Unlike under Christie, whose high-priced lawyers slashed police and fire union staffing and pay, negotiated big deals with casinos over tax debts, and flirted with an attempt to privatize the city's coveted Municipal Utilities Authority, the takeover approach under Murphy and Oliver is focused on issues affecting the city's residents, particularly the 37 percent who live in poverty.
Asked about the public safety unions, Johnson said: "That's not been part of my remit. I can't help you on that."
The Chiesa law firm is still being used to fight the police union in court, he said, but he said its billings have tapered.
A recent batch of invoices, obtained by the Inquirer and Daily News under the state's Open Public Records Act and mostly submitted in 2018, after Murphy became governor, showed an additional $1,078,974 in billings, bringing the law firm's take for its Atlantic City work to more than $5.8 million.
And while the Christie takeover bore the influence of South Jersey power broker George Norcross, who famously met with lawmakers at the governor's Drumthwacket mansion to pitch the intervention, the takeover under Murphy and Oliver, who is a product of Essex County politics, not Camden, seems, of late, to be light on Norcross.
"Sheila Oliver has brought a new dynamic," said Councilman Kaleem Shabazz, who praised the state's recent efforts. "They've really blotted out the sun."
(Asked about Norcross' current involvement in the takeover, spokesperson Dan Fee said via email: "None, although he continues to support it.")
Johnson's focus is improving conditions for residents, including social services, public health, youth, economic and employment opportunities, and police relations.
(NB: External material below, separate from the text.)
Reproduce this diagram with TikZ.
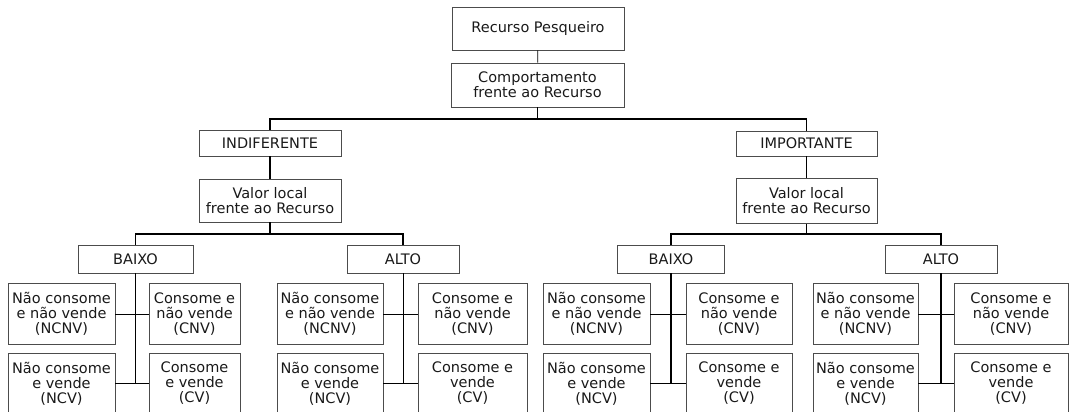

The city is creating a civilian review board, he said, and wants a full-service supermarket.
Shabazz, who attended the closed-door meeting, said the police would be opening a substation near Atlantic and Pacific Avenues, which have become overrun with the homeless and addicted who converge on Atlantic City.
‘Parents of kids at Head Start’
Shabazz wants to open the meetings of the council, whose members include local leaders like AtlantiCare president Lori Herndon and well-traveled consultants like George Hampton, former executive at the University of Medicine and Dentistry of New Jersey, whose focus is achieving collaboration among a city's anchor institutions.
"If people heard about it, they would be encouraged," Shabazz said. "We're talking about public safety, education, focus on infant mortality."
Johnson said he would look at the transparency issue, acknowledging a need to counter less flattering news about the occupant of City Hall's seventh-floor mayor's office with information from the state's do-gooders also gathered on City Hall's seventh floor.
"We need to get the word out," he said.
He said the difference under Murphy was the emphasis on the Atlantic City community, not the high-wire finances, which are improving. "I'm speaking to parents of kids at Head Start and people always at casinos," he said.
He likened the relationship with the city as "sort of a senior and junior partner."
"As a matter of law, the state is responsible for many of the operations that go on in the city," he said. "It's the way you exercise those interactions."
City Council President Marty Small said the influx of people to City Hall was welcome. "We're going to try to tap into resources we previously didn't have available," he said.
State Attorney General Gurbir Grewal, meanwhile, also in town for the league convention, ordered the mayoral fistfight case transferred to the Cape May County prosecutor, and spoke the obvious if unfortunate punch line when asked about the city's reputation.
"It certainly is a black eye," he said.
He then spoke of New Jersey's history of official bad behavior, which he noted has left few municipalities untouched. Gilliam had agreed to stay away, which left the traditional "host city welcome," with no one from Atlantic City there to offer it.